Sausage-making, Rohatiner said, was a hobby, and his decision to turn that hobby into a full-time business was born of "a certain amount of frustration"; it isn't easy for an observant Jew to find specialty links. On the theory that he couldn't be the only Orthodox Jew in Los Angeles who likes to sink his teeth into something other than a plain beef dog, Jeff's was born.

The storefront is tiny, with most of the eating outdoors at tables scattered along the sidewalk. Inside, cool jazz and the aroma of grilled meat fill the air.

I took along my husband, Spencer, who spent a year in Europe as a college student and knows what's best in wurst. Together, we chomped our way through a couple of sausage sandwiches and samples of almost everything in the rotating assortment Rohatiner offers each day.

Turkey Italian, Polish, mergez (a combination of beef and lamb) and chicken cilantro sausages are always on the menu, along with plain beef hot dogs. Jeff's also serves burgers and deli meats in hot sandwiches. The cold cuts - turkey breast, pastrami, corned beef, roast beef and turkey pastrami - and all the sausages are made in the back of the store.

The short time from animal to grill was obvious in everything we sampled. Every mouthful of sausage, every sliver of deli was unbelievably fresh. The flavors of the meat were distinctive, the spices and other ingredients subtle grace notes. "Nothing's here longer than a week," Rohatiner said.
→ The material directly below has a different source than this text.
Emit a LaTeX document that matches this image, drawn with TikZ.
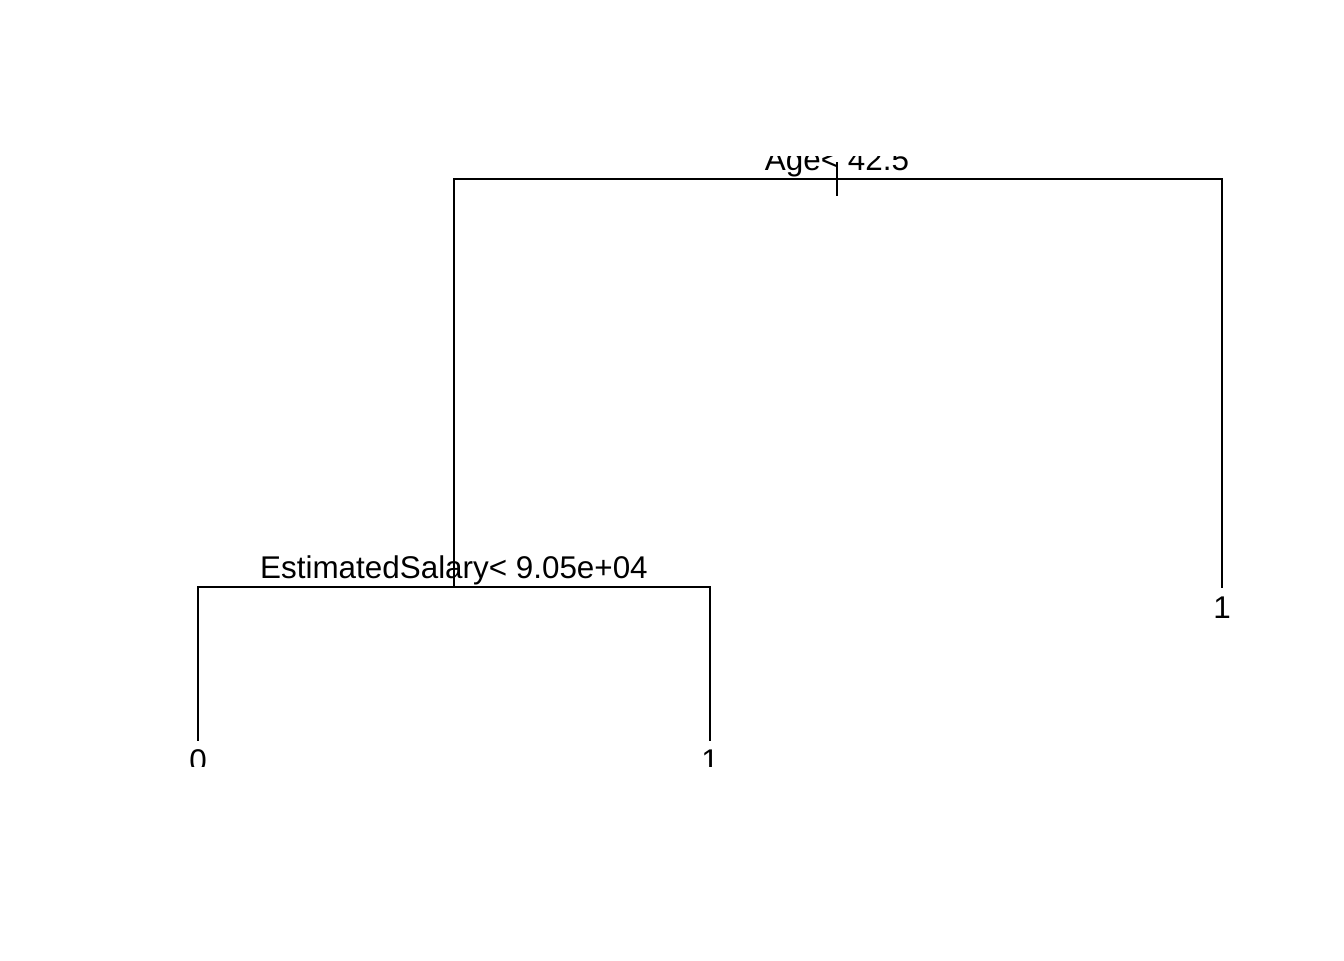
\documentclass[tikz,border=0pt]{standalone}
\usepackage{fontspec}
\setmainfont{Liberation Sans}
\begin{document}
\begin{tikzpicture}[x=0.75pt,y=-0.75pt,
  branch/.style={draw=black,line width=1.15pt,line cap=rect},
  lbl/.style={anchor=base,inner sep=0pt,font=\fontsize{23.55pt}{28pt}\selectfont}]
\useasboundingbox (0,0) rectangle (1344,960);
\fill[white] (0,0) rectangle (1344,960);
\begin{scope}
\clip (0,156) rectangle (1344,766);
% tree points
\coordinate (root) at (837,179);
\coordinate (rootTop) at (837,163);
\coordinate (rootBot) at (837,195);
\coordinate (rl) at (454,179);
\coordinate (rr) at (1222,179);
\coordinate (n2) at (454,587);
\coordinate (leafR) at (1222,587);
\coordinate (n2l) at (198,587);
\coordinate (n2r) at (710,587);
\coordinate (leaf0) at (198,740);
\coordinate (leaf1) at (710,740);
% branches
\draw[branch] (n2) -- (rl) -- (rr) -- (leafR);
\draw[branch] (rootTop) -- (rootBot);
\draw[branch] (leaf0) -- (n2l) -- (n2r) -- (leaf1);
% labels
\node[lbl] (lroot) at (837,170.5) {Age< 42.5};
\node[lbl] (ln2) at (454,578) {EstimatedSalary< 9.05e+04};
\node[lbl] (lleafR) at (1222,618) {1};
\node[lbl] (lleaf0) at (198,771) {0};
\node[lbl] (lleaf1) at (710,771) {1};
\end{scope}
\end{tikzpicture}
\end{document}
Spencer thought the sausages compared well to what he'd eaten in Germany. "He doesn't overload it with nitrates, so you get more of a feeling for the meat," he said, adding praise for the sauerkraut on his Russian sausage: "Not too crunchy, not too limp."
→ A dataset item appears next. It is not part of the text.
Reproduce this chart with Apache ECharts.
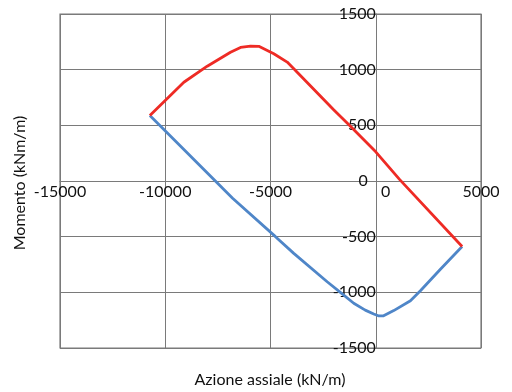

While the fresh taste of the Polish sausage I sampled made it unlike any kielbasa you can imagine, my favorites were the poultry-based sausages: the turkey Italian, the chicken cilantro, and, best of all, the smoked chicken apple. Other varieties offered include jalapeano, cajun chicken, hot sweet Italian, Moroccan chicken, and veal bratwurst.

Sandwiches come on terrific crusty rolls topped with veggies that vary with the sausage, such as peppers and onions with the Italian varieties or sauerkraut on the Polish and Russian dogs. Side salads include excellent cole slaw and a Mediterranean salad made with tahini.

The sausages are amazingly nongreasy, even the beef links that contain 20-30 percent fat. Sausages made with chicken or turkey run just 8-9 percent fat. Rohatiner said he's been getting requests for a meatless sausage and is working on lowering the fat content in the beef dogs to create "a line of guilt-free sausage."But don't wait. Jeff's is worth a detour for lunch or a stop on the way from work to take home his vacuum-packed sausages and sliced cold cuts. If you're a carnivore, you won't feel guilty - just happy.